When I started crafting “Reflections of a Breakup”, I thought I had a good thing going. I had a lot to get out of my system and I hoped that maybe it would be of some value to others, as the stories I read were valuable to me. Although I had seen our breakup coming for a long time, I hadn’t anticipated all of the feelings and experiences that would surface in my life. As time went and things started to change, I thought that it might be interesting enough to be read by others.
I was full of ideas. A twenty-year relationship between two men is not too common in the psyche of the average person. J and I, and all of the people around us, saw that we were not that different from any other couple. I actually consider myself lucky when compared to a married couple with children who are separating. Nonetheless, many of the experiences and feelings I’ve been facing are similar. Maybe some will learn from or identify with my story. Who knows? Like I said, I’ve got a lot of ideas and I’m sure more will come out as my chronicle unfolds.
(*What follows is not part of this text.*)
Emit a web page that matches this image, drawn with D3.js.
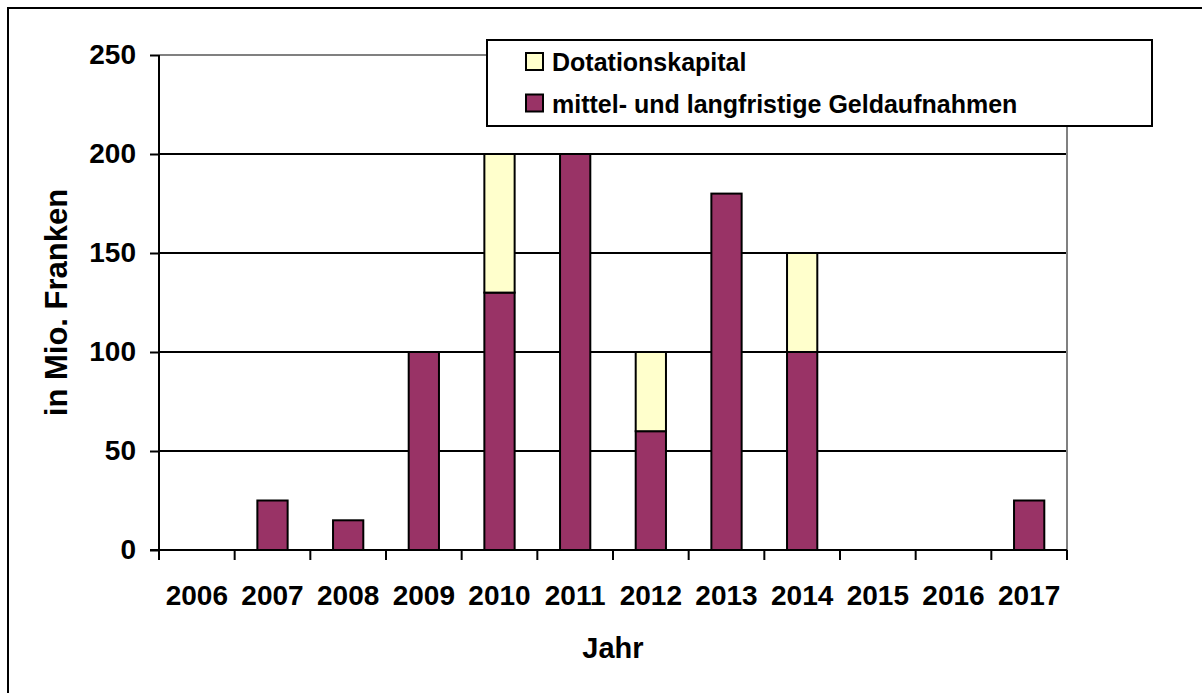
<!DOCTYPE html>
<html>
<head>
<meta charset="utf-8">
<script src="https://cdn.jsdelivr.net/npm/d3@7"></script>
<style>
  body { margin: 0; background: #fff; }
  svg { display: block; font-family: "Liberation Sans", Arial, sans-serif; font-weight: bold; }
</style>
</head>
<body>
<svg width="1202" height="693"></svg>
<script>
// data
var years = ["2006", "2007", "2008", "2009", "2010", "2011", "2012", "2013", "2014", "2015", "2016", "2017"];
var geldaufnahmen = [0, 25, 15, 100, 130, 200, 60, 180, 100, 0, 0, 25];
var dotation = [0, 0, 0, 0, 70, 0, 40, 0, 50, 0, 0, 0];
var yTicks = [0, 50, 100, 150, 200, 250];
var seriesNames = ["mittel- und langfristige Geldaufnahmen", "Dotationskapital"];
var colors = ["#993366", "#FFFFCC"];

var svg = d3.select("svg"),
    margin = {top: 55, left: 159, right: 135, bottom: 143},
    width = 1202 - margin.left - margin.right,   // 908
    height = 693 - margin.top - margin.bottom;   // 495

// outer chart border (runs off the right/bottom edge like the original)
svg.append("rect")
    .attr("x", 8).attr("y", 8)
    .attr("width", 1210).attr("height", 700)
    .attr("fill", "#fff")
    .attr("stroke", "#000")
    .attr("stroke-width", 2);

var g = svg.append("g").attr("transform", "translate(" + margin.left + "," + margin.top + ")");

var x = d3.scaleBand().domain(years).range([0, width]).paddingInner(0.6).paddingOuter(0.3),
    xTick = d3.scaleBand().domain(years).range([0, width]),
    y = d3.scaleLinear().domain([0, 250]).range([height, 0]);

var table = years.map(function(yr, i) {
  return {year: yr, geld: geldaufnahmen[i], dot: dotation[i]};
});
var stacked = d3.stack().keys(["geld", "dot"])(table);

// gridlines
g.selectAll(".grid")
  .data(yTicks.filter(function(d) { return d > 0 && d < 250; }))
  .enter().append("line")
    .attr("x1", 0).attr("x2", width)
    .attr("y1", function(d) { return y(d); })
    .attr("y2", function(d) { return y(d); })
    .attr("stroke", "#000")
    .attr("stroke-width", 2);

// plot area border (grey, top and right)
g.append("path")
    .attr("d", "M0," + y(250) + "H" + width + "V" + y(0))
    .attr("fill", "none")
    .attr("stroke", "#808080")
    .attr("stroke-width", 2);

// bars
var layer = g.selectAll(".layer")
  .data(stacked)
  .enter().append("g")
    .attr("fill", function(d, i) { return colors[i]; });

layer.selectAll("rect")
  .data(function(d) { return d.filter(function(p) { return p[1] - p[0] > 0; }); })
  .enter().append("rect")
    .attr("x", function(d) { return x(d.data.year); })
    .attr("width", x.bandwidth())
    .attr("y", function(d) { return y(d[1]); })
    .attr("height", function(d) { return y(d[0]) - y(d[1]); })
    .attr("stroke", "#000")
    .attr("stroke-width", 2);

// y axis
var yAxis = g.append("g")
    .call(d3.axisLeft(y).tickValues(yTicks).tickSize(9).tickPadding(14));
yAxis.select(".domain").attr("stroke", "#000").attr("stroke-width", 2).attr("d", "M0," + y(0) + "V" + y(250));
yAxis.selectAll(".tick line").attr("stroke", "#000").attr("stroke-width", 2);
yAxis.selectAll(".tick text")
    .attr("fill", "#000")
    .style("font-size", "28px")
    .style("font-family", "'Liberation Sans', Arial, sans-serif")
    .style("font-weight", "bold");

// x axis: ticks at category boundaries
var xAxis = g.append("g").attr("transform", "translate(0," + height + ")");
xAxis.append("line")
    .attr("x1", -9).attr("x2", width)
    .attr("stroke", "#000").attr("stroke-width", 2);
xAxis.selectAll(".xt")
  .data(years.concat(["end"]))
  .enter().append("line")
    .attr("x1", function(d, i) { return i * xTick.step(); })
    .attr("x2", function(d, i) { return i * xTick.step(); })
    .attr("y1", 0).attr("y2", 10)
    .attr("stroke", "#000").attr("stroke-width", 2);
xAxis.selectAll(".xl")
  .data(years)
  .enter().append("text")
    .attr("x", function(d) { return xTick(d) + xTick.bandwidth() / 2; })
    .attr("y", 55)
    .attr("text-anchor", "middle")
    .style("font-size", "28px")
    .text(function(d) { return d; });

// axis titles
svg.append("text")
    .attr("x", margin.left + width / 2)
    .attr("y", 658)
    .attr("text-anchor", "middle")
    .style("font-size", "29px")
    .text("Jahr");

svg.append("text")
    .attr("transform", "translate(67," + (margin.top + height / 2) + ") rotate(-90)")
    .attr("text-anchor", "middle")
    .style("font-size", "31px")
    .text("in Mio. Franken");

// legend
var legend = svg.append("g").attr("transform", "translate(487,40)");
legend.append("rect")
    .attr("width", 665).attr("height", 86)
    .attr("fill", "#fff")
    .attr("stroke", "#000").attr("stroke-width", 2);

var legendItems = [
  {name: seriesNames[1], color: colors[1]},
  {name: seriesNames[0], color: colors[0]}
];
var li = legend.selectAll(".li")
  .data(legendItems)
  .enter().append("g")
    .attr("transform", function(d, i) { return "translate(0," + (i * 41.5) + ")"; });
li.append("rect")
    .attr("x", 39).attr("y", 13)
    .attr("width", 17).attr("height", 17)
    .attr("fill", function(d) { return d.color; })
    .attr("stroke", "#000").attr("stroke-width", 2);
li.append("text")
    .attr("x", 65).attr("y", 31)
    .style("font-size", "25px")
    .text(function(d) { return d.name; });
</script>
</body>
</html>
Upon hearing that he had read the letter, and most likely the rest of the journal, I fell into a pit of uncertainty. Would have to end my little online journal? I struggled with how to move on. I had questions to be considered.
Can I still write as openly and honestly as I’ve planned?
How did he find out about this in the first place?
This one troubled me. Several of my friends know about this journal and have read it. Could one of them have given him the web address? Then again, he’s been successful before at finding things, like a password I had had once for a porn site (How did he figure that one out?) He gave no clue how he found it, just that he did. I can’t help but feel a bit uneasy. I’ve got to watch what I say from now on!
After wrestling with the question of halting this journal or continuing, I’ve decided to move on with my story. For whatever reason I choose to, it is of no one’s concern but my own. It’s my life and this is my therapy. Many bear their souls for the world to see. I share the same capacity for doing so. Why do we keep secrets anyway? We’ve all got these walls around us that we feel we must keep to ourselves in order to fit in. I’ve found that honesty is scary to people and many become hostile towards it. Who knows how we became that way, but we have. I could be naïve, but I think if we were all honest, the world would be better off. And I’m no angel in that regard. But I try!
I still find myself struggling day by day with our situation. It’s been almost six months now and we’re still under the same roof, each of us frustrated and anxious to move on with our lives. After the “letter”, we’ve moved ahead. We sort of came into an agreement and I’ve put my mortgage application in. Hopefully, both the end and the beginning are near.
Now that I can see it on the horizon, my feelings are more intensely awash with anticipation and sadness. On one hand, this is the first time in my life, at forty-three years of age, that I will be completely on my own, and the prospect that I alone will make the decisions that affect my life excites me. The future is what I will make of it. On the other hand, I dread the end, and the time left between now and then. Daily life has been so difficult! We live under the same roof, yet we’re in separate worlds. Sometimes I can’t wait for him to be out of the house and out of my life, and other times I feel nothing but sadness at the loss of my companion of twenty years. As time marches closer to the day when he leaves, I know it will be even more difficult. That day will be one of polar opposites; both the saddest and happiest days of my life.
So, I’m relieved that I’ve put the ball back into play. I realize that he’s probably going to read this, but at this point in time, I can’t worry about it. I’m doing what I feel I need to do. It helps me to get it out, and I hope it serves to inform, question, or even entertain anyone out there. This is my therapy and whoever is reading this, I want to thank you for listening to me!